St Benedict

Friends, a blessed Feast of St. Benedict!

“Help me, great St. Benedict, to live and die as a faithful child of God, to run in the sweetness of His loving will, and to attain the eternal happiness of heaven. Amen.”

Saint John Paul II expressed his sincere hope: “May every Benedictine community present itself with a well-defined identity, like a “city on a hill”, distinct from the surrounding world, but open and welcoming to the poor, to pilgrims and to all who are searching for a life of greater fidelity to the Gospel!”

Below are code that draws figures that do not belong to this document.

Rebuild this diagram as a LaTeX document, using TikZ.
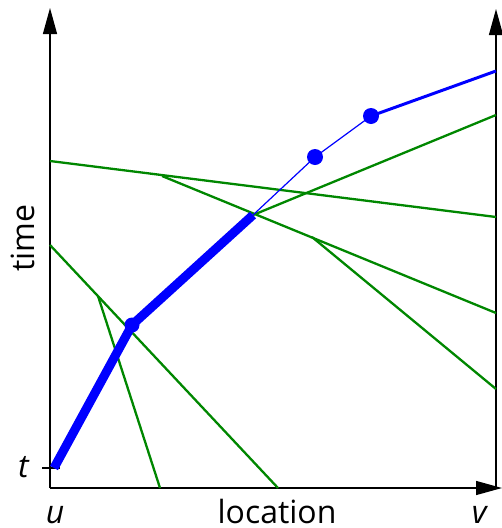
\documentclass[tikz,border=0pt]{standalone}
\usepackage{fontspec}
\setmainfont{Open Sans}
\usepackage{xcolor}
\usetikzlibrary{arrows.meta}
\definecolor{raygreen}{RGB}{0,135,0}

\begin{document}
\begin{tikzpicture}[
  x=1pt, y=-1pt,
  axis/.style={line width=1.3pt, -{Triangle[length=26pt, width=14pt]}},
  ray/.style={line width=2.3pt, raygreen},
  fat/.style={blue, line width=9pt},
  slim/.style={blue, line width=1.2pt},
  mid/.style={blue, line width=3pt},
  dot/.style={circle, fill=blue, inner sep=0pt, minimum size=16pt},
  lab/.style={font=\fontsize{32}{36}\selectfont, inner sep=0pt}
]
\useasboundingbox (0,0) rectangle (502,528);
% axes
\coordinate (o)    at (50,488);
\coordinate (ytop) at (50,8);
\coordinate (xend) at (502,488);
\coordinate (r0)   at (496,488);
\coordinate (rtop) at (496,9);
\draw[axis] (o) -- (ytop);
\draw[axis] (o) -- (xend);
\draw[axis] (r0) -- (rtop);
\coordinate (tl) at (42,468);
\coordinate (tr) at (60,468);
\draw[line width=1.3pt] (tl) -- (tr);
% green rays
\coordinate (a1) at (50,161);
\coordinate (a2) at (496,217);
\coordinate (b1) at (162,176);
\coordinate (b2) at (312,237);
\coordinate (b3) at (496,313);
\coordinate (b4) at (496,389);
\coordinate (c2) at (496,115);
\coordinate (d1) at (50,245);
\coordinate (d2) at (98,296);
\coordinate (d3) at (278,488);
\coordinate (e1) at (160,488);
\coordinate (s0) at (54,468);
\coordinate (p1) at (132,325);
\coordinate (s1) at (253,215);
\coordinate (p2) at (315,157);
\coordinate (p3) at (371,116);
\coordinate (s2) at (496,71);
\draw[ray] (a1) -- (a2);
\draw[ray] (b1) -- (b3);
\draw[ray] (b2) -- (b4);
\draw[ray] (s1) -- (c2);
\draw[ray] (d1) -- (d3);
\draw[ray] (d2) -- (e1);
% blue track
\draw[fat, line join=round] (s0) -- (p1) -- (s1);
\draw[slim] (s1) -- (p2) -- (p3);
\draw[mid] (p3) -- (s2);
\node[dot, minimum size=15pt] (q1) at (p1) {};
\node[dot] (q2) at (p2) {};
\node[dot] (q3) at (p3) {};
% labels
\node[lab] (tlab) at (24,467) {\textit{t}};
\node[lab, anchor=base] (ulab) at (55,523) {\textit{u}};
\node[lab, anchor=base] (vlab) at (480,523) {\textit{v}};
\node[lab, anchor=base] (xlab) at (277,523) {location};
\node[lab, rotate=90] (ylab) at (23,238) {time};
\end{tikzpicture}
\end{document}
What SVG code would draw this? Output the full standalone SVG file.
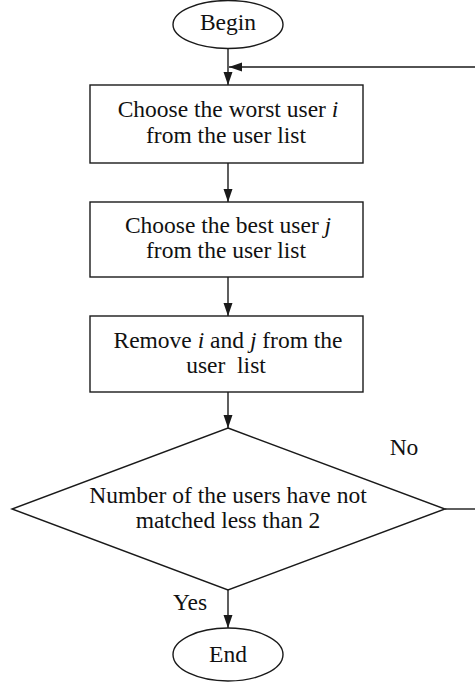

Blessed John Henry Newman tells us: “We are told to be like little children; and where shall we find a more striking instance than is here afforded us of that union of simplicity and reverence, that clear perception of the unseen, yet recognition of the mysterious, which is the characteristic of the first years of human existence? To the monk heaven was next door; he formed no plans, he had no cares; the ravens of his father Benedict were ever at his side. He “went forth” in his youth “to his work and to his labour” until the evening of life; if he lived a day longer, he did a day’s work more; whether he lived many days or few, he laboured on to the end of them. He had no wish to see further in advance of his journey than where he was to make his next stage. He ploughed and sowed, he prayed, he meditated, he studied, he wrote, he taught, and then he died and went to heaven. He made his way into the labyrinthine forest, and he cleared just so much of space as his dwelling required, suffering the high solemn trees and the deep pathless thicket to close him in.